* _Exercise_
Give back the full listing verbatim, apart from its images.

* _Charts and diagrams as code_
----------------------------------------
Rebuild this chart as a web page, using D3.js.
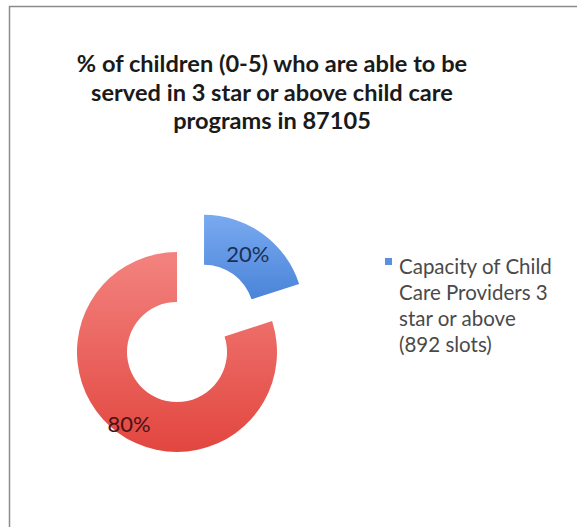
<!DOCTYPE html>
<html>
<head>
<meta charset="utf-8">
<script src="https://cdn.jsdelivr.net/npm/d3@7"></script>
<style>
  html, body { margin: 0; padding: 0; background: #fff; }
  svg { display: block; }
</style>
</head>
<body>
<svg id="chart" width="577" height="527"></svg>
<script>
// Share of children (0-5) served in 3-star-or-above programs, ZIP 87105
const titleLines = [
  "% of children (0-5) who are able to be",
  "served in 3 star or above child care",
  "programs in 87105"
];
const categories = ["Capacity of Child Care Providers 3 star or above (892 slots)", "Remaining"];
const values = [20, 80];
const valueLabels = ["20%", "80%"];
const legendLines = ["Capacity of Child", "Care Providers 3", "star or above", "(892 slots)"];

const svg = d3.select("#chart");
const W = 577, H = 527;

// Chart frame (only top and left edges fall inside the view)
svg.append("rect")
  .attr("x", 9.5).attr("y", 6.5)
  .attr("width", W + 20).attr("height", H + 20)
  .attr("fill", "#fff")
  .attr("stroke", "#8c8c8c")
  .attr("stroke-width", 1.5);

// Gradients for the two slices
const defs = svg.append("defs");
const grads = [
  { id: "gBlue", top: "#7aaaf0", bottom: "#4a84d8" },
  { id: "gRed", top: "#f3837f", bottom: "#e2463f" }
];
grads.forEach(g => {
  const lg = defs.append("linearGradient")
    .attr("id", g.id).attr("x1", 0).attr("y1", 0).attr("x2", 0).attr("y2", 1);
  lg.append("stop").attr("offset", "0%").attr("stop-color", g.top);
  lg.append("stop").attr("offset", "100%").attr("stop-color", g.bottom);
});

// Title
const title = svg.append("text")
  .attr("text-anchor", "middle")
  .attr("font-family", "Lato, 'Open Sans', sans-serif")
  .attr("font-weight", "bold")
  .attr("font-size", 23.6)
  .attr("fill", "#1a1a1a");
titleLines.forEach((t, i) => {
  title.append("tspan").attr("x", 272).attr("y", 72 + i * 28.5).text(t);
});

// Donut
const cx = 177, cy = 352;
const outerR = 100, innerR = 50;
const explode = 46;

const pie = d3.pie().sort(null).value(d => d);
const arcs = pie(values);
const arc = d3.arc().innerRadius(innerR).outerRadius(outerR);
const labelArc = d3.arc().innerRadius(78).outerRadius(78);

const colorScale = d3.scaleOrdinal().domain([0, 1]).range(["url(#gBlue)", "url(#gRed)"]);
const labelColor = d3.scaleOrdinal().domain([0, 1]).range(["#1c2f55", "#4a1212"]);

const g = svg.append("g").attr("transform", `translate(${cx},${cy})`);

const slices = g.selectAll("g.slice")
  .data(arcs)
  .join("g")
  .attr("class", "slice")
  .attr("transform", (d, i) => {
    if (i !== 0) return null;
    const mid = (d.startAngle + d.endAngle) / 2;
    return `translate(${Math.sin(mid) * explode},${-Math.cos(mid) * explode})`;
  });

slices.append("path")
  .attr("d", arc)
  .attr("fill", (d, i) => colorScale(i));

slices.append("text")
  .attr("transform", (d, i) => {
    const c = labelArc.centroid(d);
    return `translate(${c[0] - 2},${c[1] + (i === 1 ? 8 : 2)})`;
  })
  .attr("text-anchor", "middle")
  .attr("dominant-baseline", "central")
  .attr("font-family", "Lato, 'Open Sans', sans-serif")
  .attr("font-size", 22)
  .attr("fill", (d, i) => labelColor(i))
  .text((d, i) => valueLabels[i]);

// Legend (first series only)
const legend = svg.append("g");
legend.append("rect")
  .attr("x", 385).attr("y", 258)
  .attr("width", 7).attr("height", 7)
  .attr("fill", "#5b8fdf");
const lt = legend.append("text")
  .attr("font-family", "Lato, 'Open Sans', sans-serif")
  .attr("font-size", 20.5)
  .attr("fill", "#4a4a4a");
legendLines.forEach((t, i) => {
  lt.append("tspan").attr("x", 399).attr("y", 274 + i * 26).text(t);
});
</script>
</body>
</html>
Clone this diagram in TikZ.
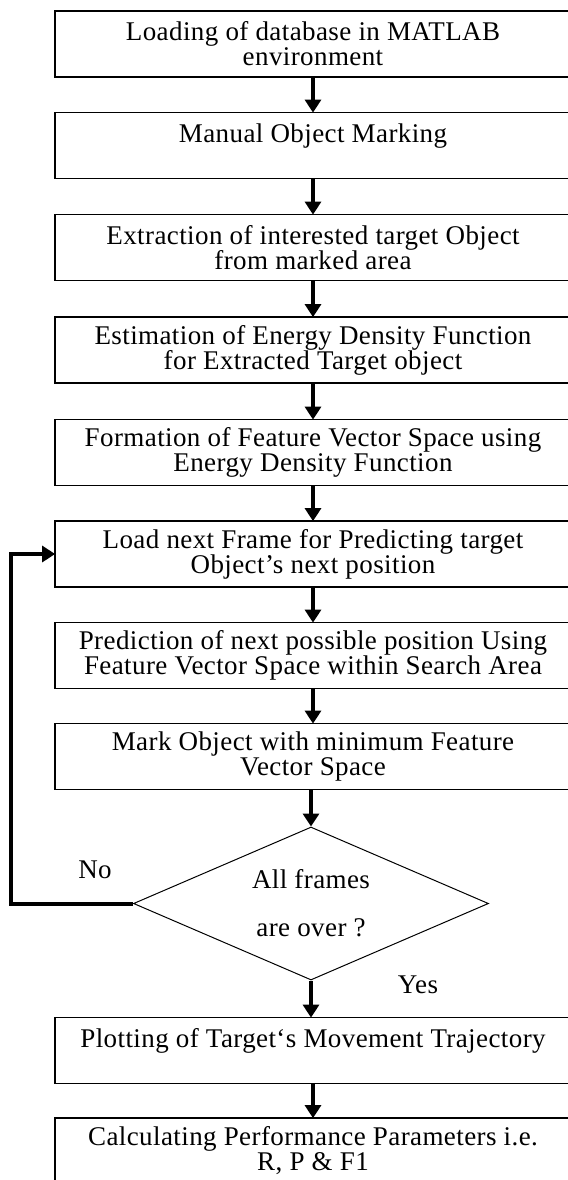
----------------------------------------
* _The answer_
Rebuild this chart as a web page, using D3.js.
<!DOCTYPE html>
<html>
<head>
<meta charset="utf-8">
<script src="https://cdn.jsdelivr.net/npm/d3@7"></script>
<style>
  html, body { margin: 0; padding: 0; background: #fff; }
  svg { display: block; }
</style>
</head>
<body>
<svg id="chart" width="577" height="527"></svg>
<script>
// Share of children (0-5) served in 3-star-or-above programs, ZIP 87105
const titleLines = [
  "% of children (0-5) who are able to be",
  "served in 3 star or above child care",
  "programs in 87105"
];
const categories = ["Capacity of Child Care Providers 3 star or above (892 slots)", "Remaining"];
const values = [20, 80];
const valueLabels = ["20%", "80%"];
const legendLines = ["Capacity of Child", "Care Providers 3", "star or above", "(892 slots)"];

const svg = d3.select("#chart");
const W = 577, H = 527;

// Chart frame (only top and left edges fall inside the view)
svg.append("rect")
  .attr("x", 9.5).attr("y", 6.5)
  .attr("width", W + 20).attr("height", H + 20)
  .attr("fill", "#fff")
  .attr("stroke", "#8c8c8c")
  .attr("stroke-width", 1.5);

// Gradients for the two slices
const defs = svg.append("defs");
const grads = [
  { id: "gBlue", top: "#7aaaf0", bottom: "#4a84d8" },
  { id: "gRed", top: "#f3837f", bottom: "#e2463f" }
];
grads.forEach(g => {
  const lg = defs.append("linearGradient")
    .attr("id", g.id).attr("x1", 0).attr("y1", 0).attr("x2", 0).attr("y2", 1);
  lg.append("stop").attr("offset", "0%").attr("stop-color", g.top);
  lg.append("stop").attr("offset", "100%").attr("stop-color", g.bottom);
});

// Title
const title = svg.append("text")
  .attr("text-anchor", "middle")
  .attr("font-family", "Lato, 'Open Sans', sans-serif")
  .attr("font-weight", "bold")
  .attr("font-size", 23.6)
  .attr("fill", "#1a1a1a");
titleLines.forEach((t, i) => {
  title.append("tspan").attr("x", 272).attr("y", 72 + i * 28.5).text(t);
});

// Donut
const cx = 177, cy = 352;
const outerR = 100, innerR = 50;
const explode = 46;

const pie = d3.pie().sort(null).value(d => d);
const arcs = pie(values);
const arc = d3.arc().innerRadius(innerR).outerRadius(outerR);
const labelArc = d3.arc().innerRadius(78).outerRadius(78);

const colorScale = d3.scaleOrdinal().domain([0, 1]).range(["url(#gBlue)", "url(#gRed)"]);
const labelColor = d3.scaleOrdinal().domain([0, 1]).range(["#1c2f55", "#4a1212"]);

const g = svg.append("g").attr("transform", `translate(${cx},${cy})`);

const slices = g.selectAll("g.slice")
  .data(arcs)
  .join("g")
  .attr("class", "slice")
  .attr("transform", (d, i) => {
    if (i !== 0) return null;
    const mid = (d.startAngle + d.endAngle) / 2;
    return `translate(${Math.sin(mid) * explode},${-Math.cos(mid) * explode})`;
  });

slices.append("path")
  .attr("d", arc)
  .attr("fill", (d, i) => colorScale(i));

slices.append("text")
  .attr("transform", (d, i) => {
    const c = labelArc.centroid(d);
    return `translate(${c[0] - 2},${c[1] + (i === 1 ? 8 : 2)})`;
  })
  .attr("text-anchor", "middle")
  .attr("dominant-baseline", "central")
  .attr("font-family", "Lato, 'Open Sans', sans-serif")
  .attr("font-size", 22)
  .attr("fill", (d, i) => labelColor(i))
  .text((d, i) => valueLabels[i]);

// Legend (first series only)
const legend = svg.append("g");
legend.append("rect")
  .attr("x", 385).attr("y", 258)
  .attr("width", 7).attr("height", 7)
  .attr("fill", "#5b8fdf");
const lt = legend.append("text")
  .attr("font-family", "Lato, 'Open Sans', sans-serif")
  .attr("font-size", 20.5)
  .attr("fill", "#4a4a4a");
legendLines.forEach((t, i) => {
  lt.append("tspan").attr("x", 399).attr("y", 274 + i * 26).text(t);
});
</script>
</body>
</html>
Clone this diagram in TikZ.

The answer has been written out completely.